2021 HONORABLE MENTIONS
Xóchitl Flores-Marcial, Moisés García Guzmán, Felipe H. Lopez, George Aaron Broadwell, Alejandra Dubcovsky, May Helena Plumb, Mike Zarafonetis, and Brook Danielle
Caseidyneën Saën – Learning Together
A volume of open-access pedagogical resources centered on an archival corpus of Valley Zapotec-language materials created during the Mexican Colonial period
Robert Lee and Tristan Ahtone
Land-Grab Universities
An investigate journalism project and associated database that illuminate how the United States funded land-grant universities with expropriated Indigenous land
2019 INNOVATION AWARD
Dr. Sari Altschuler and Dr. Weimer
Touch This Page! Making Sense of the Ways We Read
Developed with a team of librarians, scholars, and engineers, Touch This Page! reproduces tactile facsimiles of pages printed for blind and low-vision readers in order to make the experience of reading these books publicly accessible for the first time in over a century. Touch This Page! enlivens issues of disability history through the widely shared experience of reading while illustrating how and why digital humanities projects must expand beyond visual forms.

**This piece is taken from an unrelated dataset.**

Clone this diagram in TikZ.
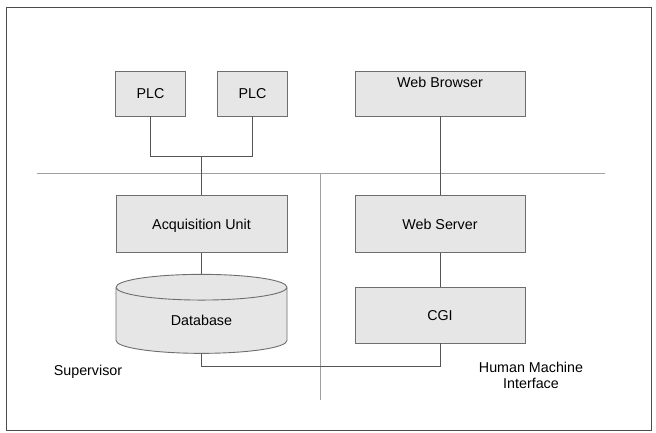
\documentclass[tikz,border=0pt]{standalone}
\usepackage{fontspec}
\setmainfont{Liberation Sans}
\usetikzlibrary{positioning,shapes.geometric}

\definecolor{boxfill}{HTML}{E6E6E6}
\definecolor{boxline}{HTML}{6E6E6E}
\definecolor{wire}{HTML}{555555}
\definecolor{divider}{HTML}{A0A0A0}

\tikzset{
	module/.style={draw=boxline, fill=boxfill, line width=0.9pt, inner sep=0pt, text height=10.3pt, text depth=0pt},
	store/.style={module, cylinder, shape border rotate=90, aspect=0.42, minimum width=171pt, minimum height=79pt},
	link/.style={draw=wire, line width=0.9pt},
}

\begin{document}
\begin{tikzpicture}[x=1pt, y=-1pt, node distance=1cm, on grid, font=\fontsize{14.3}{16}\selectfont]
\useasboundingbox (0,0) rectangle (656,432);
\draw[draw=black!70, line width=1pt] (6,7) rectangle (651,430);

\node[module, minimum width=70pt, minimum height=45pt]		(plc_a)		at (150.5,93.5)							{PLC};
\node[module, minimum width=70pt, minimum height=45pt]		(plc_b)		[right=102pt of plc_a]					{PLC};
\node[module, minimum width=170pt, minimum height=45pt, text depth=23pt]	(browser)	[right=187.5pt of plc_b]	{Web Browser};
\node[module, minimum width=171pt, minimum height=57pt]		(acq)		[below right=130.5pt and 51pt of plc_a]	{Acquisition Unit};
\node[module, minimum width=170pt, minimum height=57pt]		(server)	[below=130.5pt of browser]				{Web Server};
\node[store]												(db)		[below=96.5pt of acq]					{Database};
\node[module, minimum width=170pt, minimum height=56pt]		(cgi)		[below=91pt of server]					{CGI};

\node (supervisor)	at (88,372)		{Supervisor};
\node[align=center] (hmi) at (531,375) {Human Machine\\Interface};

% zone dividers
\coordinate (div_w) at (37,173);
\coordinate (div_e) at (605,173);
\coordinate (div_s) at (320,400);
\draw[draw=divider, line width=0.8pt] (div_w) -- (div_e)
		(div_w -| div_s) -- (div_s);

% connections
\coordinate (bus) at (201.5,156);
\coordinate (ret) at (440,366);
\path[link]	(plc_a.south)	|- (bus)
			(plc_b.south)	|- (bus)
			(bus)			-- (acq.north)
			(acq.south)		-- (db.north)
			(browser)		-- (server)
			(server)		-- (cgi)
			(db.south)		|- (ret) -- (cgi.south);
\end{tikzpicture}
\end{document}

Dr. Sari Altschuler is Associate Professor of English and Founding Director of the Health, Humanities, and Society initiative at Northeastern University. Dr. David Weimer was the Librarian for Cartographic Collections and Learning at the Harvard Map Collection at the time this award was made; he is now the Curator of Maps and Director of the Hermon Dunlap Smith Center for the History of Cartography at the Newberry Library.
2019 HONORABLE MENTIONS
Dr. Ellery Foutch
Sheldon Relic Chair
A course-based collaborative project that enlists undergraduates in curation, fabrication, and local history
Dr. Lana Finley (Thea Wirsching)
The American Renaissance Tarot
A 78-card Tarot deck and companion book that introduces students to American literary and religious history
About the Libary Company of Philadelphia Innovation Award
In 1731, the Library Company’s founders came together to test an innovative learning model: what might happen if a group of readers formed a collective to acquire new books and share ideas? Almost three hundred years later, our Innovation Award was established to honor a contemporary scholarly project that bridges conventional disciplines, engages new partners or audiences, makes effective use of technologies, or otherwise extends the reach of humanities scholarship in creative ways.
The award recognizes innovative projects that creatively expand the possibilities of humanistic scholarship on the history and culture of the United States or the Atlantic World from the 17th to the late 19th century, particularly in fields in which the Library Company’s collections are strong, such as African American history, American visual culture, history of popular medicine, early American economy, the history of books and printing, and the history of women and gender.